Line 220: “This distinction is especially important when comparing prior systems with the framework proposed in this paper.”: Which distinction?

On the concept proposed by the paper:

The authors focus on the development of a CAPTCHA solution which comes mainly as a replacement of existing solutions like Google reCAPTCHA. As the authors recognize, based on the rapid development of Machine Learning and Generative AI solutions, reCAPTCA v3 is already considered to be vulnerable to latest bots attacks which can mimic human behavior in mouse moves and key strokes.

The proposed solution relies on similar attributes (like mouse movement, click events, keystrokes, and scrolling patterns) so as discriminate between a human user and a machine/bot. The proposed detection methods and especially XGBOOST model provide an excellent performance in recognizing a human user based on the dataset considered in the paper. However, it is evident that the proposed concept exploits similar features to the ones used by e.g. reCAPTCHA. In this context, the proposed solution is equally vulnerable to machine learning / AI bots based attacks as reCAPTCHA. Even if it is a new method unknown to potential attackers it may be compromised in a period of weeks or months as soon as it becomes commercially available since mimicking human patterns for the input features is a feasible task for generative AI already.

As any proposed security method should provide a clear advantage vs. state of the art methods which will allow for immunity to attacks for a substantial time period, it appears that the proposed solution does not qualify for wide adoption in the market. To provide an example from another cybersecurity field: post-quantum cryptography provides solutions that can survive future quantum computing based security attacks creating thus new cryptographic solutions that can last for many years.

The authors provide a good level of discussion regarding the potential drawbacks of the proposed concept.
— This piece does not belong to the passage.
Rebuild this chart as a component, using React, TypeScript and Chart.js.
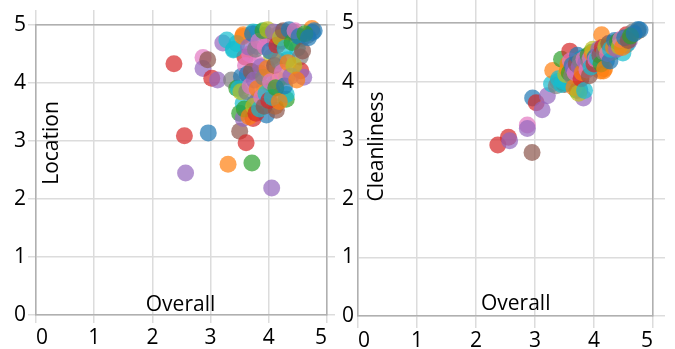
import React, { useEffect, useRef } from 'react';
import { Chart, registerables } from 'chart.js';

Chart.register(...registerables);

// Per-hotel scores (same hotels in both panels)
const overallScores = [
  2.37, 2.55, 2.57, 2.87, 2.87, 2.95, 2.96, 3.02, 3.12, 3.21, 3.28, 3.30, 3.39, 3.36, 3.45, 3.50,
  3.50, 3.53, 3.56, 3.56, 3.56, 3.59, 3.61, 3.67, 3.71, 3.73, 3.73, 3.76, 3.79, 3.79, 3.80, 3.82,
  3.85, 3.93, 3.96, 3.96, 4.00, 4.05, 4.05, 4.05, 4.11, 4.11, 4.13, 4.13, 4.16, 4.21, 4.22, 4.30,
  4.30, 4.31, 4.32, 4.34, 4.42, 4.49, 4.54, 4.55, 4.57, 4.60, 4.66, 4.74, 4.75, 4.78,
  3.40, 3.45, 3.48, 3.52, 3.55, 3.58, 3.60, 3.62, 3.63, 3.65, 3.66, 3.68, 3.70, 3.72, 3.74, 3.75,
  3.77, 3.78, 3.80, 3.83, 3.84, 3.86, 3.88, 3.90, 3.91, 3.92, 3.94, 3.95, 3.97, 3.98, 4.00, 4.02,
  4.03, 4.06, 4.08, 4.10, 4.12, 4.14, 4.17, 4.18, 4.20, 4.23, 4.25, 4.27, 4.28, 4.33, 4.35, 4.38,
  4.40, 4.43, 4.45, 4.48, 4.52, 4.58, 4.62, 4.68,
];

const locationScores = [
  4.33, 3.09, 2.45, 4.44, 4.25, 4.40, 3.14, 4.08, 4.05, 4.69, 4.74, 2.60, 4.57, 4.05, 3.91, 3.48,
  3.17, 4.11, 3.39, 3.65, 4.83, 4.45, 2.97, 4.50, 2.62, 3.39, 4.88, 3.65, 4.34, 4.63, 4.87, 3.72,
  4.17, 3.91, 3.45, 4.83, 4.77, 2.19, 3.88, 4.45, 4.71, 3.60, 3.53, 4.82, 4.05, 4.88, 4.72, 3.72,
  3.80, 4.11, 4.40, 4.85, 4.88, 4.60, 4.45, 4.21, 4.77, 4.10, 4.82, 4.94, 4.87, 4.90,
  4.58, 4.68, 3.90, 3.85, 4.80, 3.55, 4.30, 3.85, 4.15, 4.62, 3.42, 3.95, 4.20, 4.85, 3.60, 4.05,
  4.58, 3.48, 3.90, 4.72, 3.55, 4.28, 3.75, 4.90, 4.10, 3.60, 4.62, 3.82, 4.25, 4.92, 3.70, 4.55,
  4.02, 3.75, 4.88, 4.30, 3.92, 4.65, 4.38, 3.68, 4.78, 4.18, 4.90, 3.95, 4.60, 4.35, 4.92, 4.12,
  4.70, 4.30, 4.90, 4.05, 4.80, 4.55, 4.85, 4.78,
];

const cleanlinessScores = [
  2.92, 3.05, 2.99, 3.26, 3.20, 2.79, 3.72, 3.64, 3.52, 3.76, 3.96, 4.19, 4.00, 3.93, 4.38, 3.98,
  3.95, 4.02, 4.05, 3.97, 4.30, 4.52, 4.05, 4.25, 3.85, 4.10, 4.35, 3.86, 4.20, 4.30, 4.40, 3.72,
  4.28, 4.46, 4.25, 4.50, 4.40, 4.30, 4.45, 4.38, 4.42, 4.18, 4.40, 4.80, 4.18, 4.35, 4.55, 4.60,
  4.55, 4.50, 4.66, 4.62, 4.70, 4.49, 4.62, 4.80, 4.65, 4.70, 4.85, 4.86, 4.89, 4.88,
  4.05, 3.95, 4.00, 4.12, 4.20, 4.15, 4.35, 4.10, 4.28, 4.22, 3.90, 4.15, 4.30, 4.45, 3.80, 4.25,
  4.35, 4.05, 4.15, 4.38, 3.85, 4.32, 4.20, 4.45, 4.35, 4.10, 4.40, 4.25, 4.48, 4.55, 4.30, 4.42,
  4.38, 4.40, 4.55, 4.45, 4.30, 4.58, 4.50, 4.22, 4.60, 4.48, 4.65, 4.35, 4.55, 4.58, 4.70, 4.55,
  4.68, 4.60, 4.72, 4.58, 4.75, 4.70, 4.78, 4.82,
];

// index into the category palette for each hotel
const hotelColorIndex = [
  3, 3, 4, 6, 4, 5, 0, 3, 4, 4, 9, 1, 9, 7, 2, 2,
  5, 0, 4, 9, 1, 3, 3, 6, 2, 3, 9, 0, 6, 4, 9, 4,
  1, 8, 0, 2, 4, 4, 3, 8, 5, 1, 5, 1, 1, 0, 2, 2,
  9, 8, 9, 7, 5, 9, 7, 3, 9, 4, 7, 1, 0, 0,
  9, 9, 9, 8, 1, 2, 6, 7, 0, 4, 1, 6, 5, 0, 8, 4,
  7, 3, 1, 6, 9, 4, 6, 2, 7, 5, 6, 9, 1, 8, 3, 0,
  6, 9, 4, 5, 2, 3, 7, 1, 8, 6, 5, 0, 9, 1, 0, 4,
  2, 8, 6, 1, 0, 5, 2, 0,
];

const categoryColors = [
  'rgba(31,119,180,0.7)',
  'rgba(255,127,14,0.7)',
  'rgba(44,160,44,0.7)',
  'rgba(214,39,40,0.7)',
  'rgba(148,103,189,0.7)',
  'rgba(140,86,75,0.7)',
  'rgba(227,119,194,0.7)',
  'rgba(127,127,127,0.7)',
  'rgba(188,189,34,0.7)',
  'rgba(23,190,207,0.7)',
];

const axisMin = 0;
const axisMax = 5;
const axisStep = 1;

const FONT = '"Open Sans", "Noto Sans", sans-serif';
const GRID = '#dcdcdc';
const FRAME = '#b0b0b0';

type PanelLayout = {
  width: number;
  left: number;
  yW: number; yTick: number; yPad: number;
  x2H: number; x2Tick: number;
  y2W: number; y2Tick: number;
  xH: number; xTick: number; xPad: number;
  xTitle: string; yTitle: string;
  xTitlePos: [number, number];
  yTitlePos: [number, number];
};

const innerTitles = {
  id: 'innerTitles',
  beforeDatasetsDraw(chart: any, _args: any, opts: any) {
    const ctx = chart.ctx;
    ctx.save();
    ctx.font = `21px ${FONT}`;
    ctx.fillStyle = '#000';
    ctx.textAlign = 'center';
    ctx.textBaseline = 'alphabetic';
    ctx.fillText(opts.xTitle, opts.xTitlePos[0], opts.xTitlePos[1]);
    ctx.translate(opts.yTitlePos[0], opts.yTitlePos[1]);
    ctx.rotate(-Math.PI / 2);
    ctx.fillText(opts.yTitle, 0, 0);
    ctx.restore();
  },
};

function Panel({ layout, yValues }: { layout: PanelLayout; yValues: number[] }) {
  const ref = useRef<HTMLCanvasElement>(null);
  useEffect(() => {
    if (!ref.current) return;
    const points = overallScores.map((x, i) => ({ x, y: yValues[i] }));
    const colors = hotelColorIndex.map((c) => categoryColors[c]);
    const L = layout;
    const tickFont = { family: FONT, size: 21 };
    const chart = new Chart(ref.current, {
      type: 'scatter',
      data: {
        datasets: [
          {
            data: points,
            backgroundColor: colors,
            borderWidth: 0,
            pointRadius: 8.5,
            pointHoverRadius: 8.5,
            clip: false as any,
          },
        ],
      },
      options: {
        animation: false,
        responsive: false,
        devicePixelRatio: 1,
        layout: { padding: 0 },
        plugins: {
          legend: { display: false },
          tooltip: { enabled: false },
          innerTitles: {
            xTitle: L.xTitle,
            yTitle: L.yTitle,
            xTitlePos: L.xTitlePos,
            yTitlePos: L.yTitlePos,
          },
        } as any,
        scales: {
          x: {
            type: 'linear',
            position: 'bottom',
            min: axisMin,
            max: axisMax,
            ticks: { stepSize: axisStep, font: tickFont, color: '#000', padding: L.xPad, align: 'inner', maxRotation: 0 },
            grid: { color: GRID, lineWidth: 1.5, tickLength: L.xTick, drawTicks: true },
            border: { color: FRAME, width: 1.5 },
            afterFit: (s: any) => { s.height = L.xH; },
          },
          x2: {
            type: 'linear',
            axis: 'x',
            position: 'top',
            min: axisMin,
            max: axisMax,
            ticks: { stepSize: axisStep, display: false },
            grid: { color: GRID, lineWidth: 1.5, tickLength: L.x2Tick, drawOnChartArea: false },
            border: { color: FRAME, width: 1.5 },
            afterFit: (s: any) => { s.height = L.x2H; },
          },
          y: {
            type: 'linear',
            position: 'left',
            min: axisMin,
            max: axisMax,
            ticks: { stepSize: axisStep, font: tickFont, color: '#000', padding: L.yPad },
            grid: { color: GRID, lineWidth: 1.5, tickLength: L.yTick, drawTicks: L.yTick > 0 },
            border: { color: FRAME, width: 1.5 },
            afterFit: (s: any) => { s.width = L.yW; },
          },
          y2: {
            type: 'linear',
            axis: 'y',
            position: 'right',
            min: axisMin,
            max: axisMax,
            ticks: { stepSize: axisStep, display: false },
            grid: { color: GRID, lineWidth: 1.5, tickLength: L.y2Tick, drawOnChartArea: false },
            border: { color: FRAME, width: 1.5 },
            afterFit: (s: any) => { s.width = L.y2W; },
          },
        } as any,
      },
      plugins: [innerTitles as any],
    });
    return () => chart.destroy();
  }, [layout, yValues]);
  return (
    <canvas
      ref={ref}
      width={layout.width}
      height={349}
      style={{ position: 'absolute', left: layout.left, top: 0, width: layout.width, height: 349 }}
    />
  );
}

const leftLayout: PanelLayout = {
  width: 337, left: 0,
  yW: 36, yTick: 8, yPad: 2,
  x2H: 25, x2Tick: 15,
  y2W: 10, y2Tick: 8,
  xH: 34, xTick: 8, xPad: 2,
  xTitle: 'Overall', yTitle: 'Location',
  xTitlePos: [180.5, 311],
  yTitlePos: [58, 143],
};

const rightLayout: PanelLayout = {
  width: 338, left: 337,
  yW: 21, yTick: 0, yPad: 4,
  x2H: 23, x2Tick: 23,
  y2W: 22, y2Tick: 12,
  xH: 33, xTick: 12, xPad: 0,
  xTitle: 'Overall', yTitle: 'Cleanliness',
  xTitlePos: [178.7, 310],
  yTitlePos: [46, 146.5],
};

export default function App() {
  return (
    <div style={{ position: 'absolute', left: 0, top: 0, width: 675, height: 349, background: '#fff' }}>
      <Panel layout={leftLayout} yValues={locationScores} />
      <Panel layout={rightLayout} yValues={cleanlinessScores} />
    </div>
  );
}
However, they do not address the core issue: i.e., is the proposed solution capable to handle real state of the art AI based attacks and not the simulated AI bot patterns of the study.

Based on the above comments, in order for the paper to become publishable, the authors should provide a clear rationale on why the proposed solution is eligible as a future proof security measure that justifies commercial exploitation.

Author Response

Please see the attachment.

Author Response File: Author Response.pdf

Round 2

Reviewer 1 Report

Comments and Suggestions for Authors

I am satisfied with the revisions made by the authors, as they have adequately addressed my main comments and substantially improved the manuscript. Therefore, I recommend that the paper be accepted for publication in its current form.

Reviewer 2 Report

Comments and Suggestions for Authors

Authors have addressed the issue raised in review process and changes have been incorporated. i don't have any further comment. So, manuscript could be accepted after formal processing

Reviewer 3 Report

Comments and Suggestions for Authors

The authors have revised and improved the content of the paper. As a feedback to the authors: increasing the length of the paper is not a good practice.